Work to do: Write out every line of the material exactly as it appears.

Data lines:
....

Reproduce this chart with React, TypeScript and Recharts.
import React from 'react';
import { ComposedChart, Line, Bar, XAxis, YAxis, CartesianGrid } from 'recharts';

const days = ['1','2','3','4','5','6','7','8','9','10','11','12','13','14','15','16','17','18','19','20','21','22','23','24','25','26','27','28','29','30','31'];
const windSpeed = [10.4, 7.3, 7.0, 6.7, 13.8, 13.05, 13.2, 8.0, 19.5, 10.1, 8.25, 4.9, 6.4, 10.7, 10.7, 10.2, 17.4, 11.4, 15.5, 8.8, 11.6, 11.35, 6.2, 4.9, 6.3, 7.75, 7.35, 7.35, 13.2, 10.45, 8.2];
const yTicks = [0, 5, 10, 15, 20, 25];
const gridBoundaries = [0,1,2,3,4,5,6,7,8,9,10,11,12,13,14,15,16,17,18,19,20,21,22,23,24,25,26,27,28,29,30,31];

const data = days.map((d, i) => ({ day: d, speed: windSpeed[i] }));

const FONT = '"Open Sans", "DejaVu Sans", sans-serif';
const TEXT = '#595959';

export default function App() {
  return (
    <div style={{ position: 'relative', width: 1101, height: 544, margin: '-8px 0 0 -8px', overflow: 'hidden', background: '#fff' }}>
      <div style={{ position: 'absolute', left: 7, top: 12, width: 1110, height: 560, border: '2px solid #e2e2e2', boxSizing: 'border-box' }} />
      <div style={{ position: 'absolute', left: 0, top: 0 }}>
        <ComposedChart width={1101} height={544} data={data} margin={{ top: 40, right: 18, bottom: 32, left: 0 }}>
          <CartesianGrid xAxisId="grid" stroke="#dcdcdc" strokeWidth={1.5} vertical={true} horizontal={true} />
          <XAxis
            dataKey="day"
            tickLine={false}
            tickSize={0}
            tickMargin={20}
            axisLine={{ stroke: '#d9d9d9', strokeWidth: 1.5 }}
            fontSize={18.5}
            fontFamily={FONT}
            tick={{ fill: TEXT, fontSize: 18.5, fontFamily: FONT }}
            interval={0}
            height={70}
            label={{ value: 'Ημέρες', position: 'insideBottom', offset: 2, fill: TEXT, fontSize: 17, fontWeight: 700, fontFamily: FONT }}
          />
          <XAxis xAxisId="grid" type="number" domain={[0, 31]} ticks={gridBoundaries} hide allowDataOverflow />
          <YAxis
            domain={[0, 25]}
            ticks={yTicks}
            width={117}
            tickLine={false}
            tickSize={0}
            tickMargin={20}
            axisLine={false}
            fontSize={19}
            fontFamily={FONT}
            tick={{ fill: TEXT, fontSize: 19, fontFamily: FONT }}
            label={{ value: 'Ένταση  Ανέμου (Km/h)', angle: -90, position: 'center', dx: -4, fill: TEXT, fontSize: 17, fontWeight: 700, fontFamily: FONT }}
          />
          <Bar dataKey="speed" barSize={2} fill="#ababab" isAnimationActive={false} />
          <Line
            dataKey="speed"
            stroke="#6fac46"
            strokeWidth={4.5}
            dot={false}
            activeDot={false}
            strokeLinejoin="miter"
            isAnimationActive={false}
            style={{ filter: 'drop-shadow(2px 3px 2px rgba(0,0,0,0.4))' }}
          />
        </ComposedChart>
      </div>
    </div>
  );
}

....

Solution for this problem:
Reproduce this chart with React, TypeScript and Recharts.
import React from 'react';
import { ComposedChart, Line, Bar, XAxis, YAxis, CartesianGrid } from 'recharts';

const days = ['1','2','3','4','5','6','7','8','9','10','11','12','13','14','15','16','17','18','19','20','21','22','23','24','25','26','27','28','29','30','31'];
const windSpeed = [10.4, 7.3, 7.0, 6.7, 13.8, 13.05, 13.2, 8.0, 19.5, 10.1, 8.25, 4.9, 6.4, 10.7, 10.7, 10.2, 17.4, 11.4, 15.5, 8.8, 11.6, 11.35, 6.2, 4.9, 6.3, 7.75, 7.35, 7.35, 13.2, 10.45, 8.2];
const yTicks = [0, 5, 10, 15, 20, 25];
const gridBoundaries = [0,1,2,3,4,5,6,7,8,9,10,11,12,13,14,15,16,17,18,19,20,21,22,23,24,25,26,27,28,29,30,31];

const data = days.map((d, i) => ({ day: d, speed: windSpeed[i] }));

const FONT = '"Open Sans", "DejaVu Sans", sans-serif';
const TEXT = '#595959';

export default function App() {
  return (
    <div style={{ position: 'relative', width: 1101, height: 544, margin: '-8px 0 0 -8px', overflow: 'hidden', background: '#fff' }}>
      <div style={{ position: 'absolute', left: 7, top: 12, width: 1110, height: 560, border: '2px solid #e2e2e2', boxSizing: 'border-box' }} />
      <div style={{ position: 'absolute', left: 0, top: 0 }}>
        <ComposedChart width={1101} height={544} data={data} margin={{ top: 40, right: 18, bottom: 32, left: 0 }}>
          <CartesianGrid xAxisId="grid" stroke="#dcdcdc" strokeWidth={1.5} vertical={true} horizontal={true} />
          <XAxis
            dataKey="day"
            tickLine={false}
            tickSize={0}
            tickMargin={20}
            axisLine={{ stroke: '#d9d9d9', strokeWidth: 1.5 }}
            fontSize={18.5}
            fontFamily={FONT}
            tick={{ fill: TEXT, fontSize: 18.5, fontFamily: FONT }}
            interval={0}
            height={70}
            label={{ value: 'Ημέρες', position: 'insideBottom', offset: 2, fill: TEXT, fontSize: 17, fontWeight: 700, fontFamily: FONT }}
          />
          <XAxis xAxisId="grid" type="number" domain={[0, 31]} ticks={gridBoundaries} hide allowDataOverflow />
          <YAxis
            domain={[0, 25]}
            ticks={yTicks}
            width={117}
            tickLine={false}
            tickSize={0}
            tickMargin={20}
            axisLine={false}
            fontSize={19}
            fontFamily={FONT}
            tick={{ fill: TEXT, fontSize: 19, fontFamily: FONT }}
            label={{ value: 'Ένταση  Ανέμου (Km/h)', angle: -90, position: 'center', dx: -4, fill: TEXT, fontSize: 17, fontWeight: 700, fontFamily: FONT }}
          />
          <Bar dataKey="speed" barSize={2} fill="#ababab" isAnimationActive={false} />
          <Line
            dataKey="speed"
            stroke="#6fac46"
            strokeWidth={4.5}
            dot={false}
            activeDot={false}
            strokeLinejoin="miter"
            isAnimationActive={false}
            style={{ filter: 'drop-shadow(2px 3px 2px rgba(0,0,0,0.4))' }}
          />
        </ComposedChart>
      </div>
    </div>
  );
}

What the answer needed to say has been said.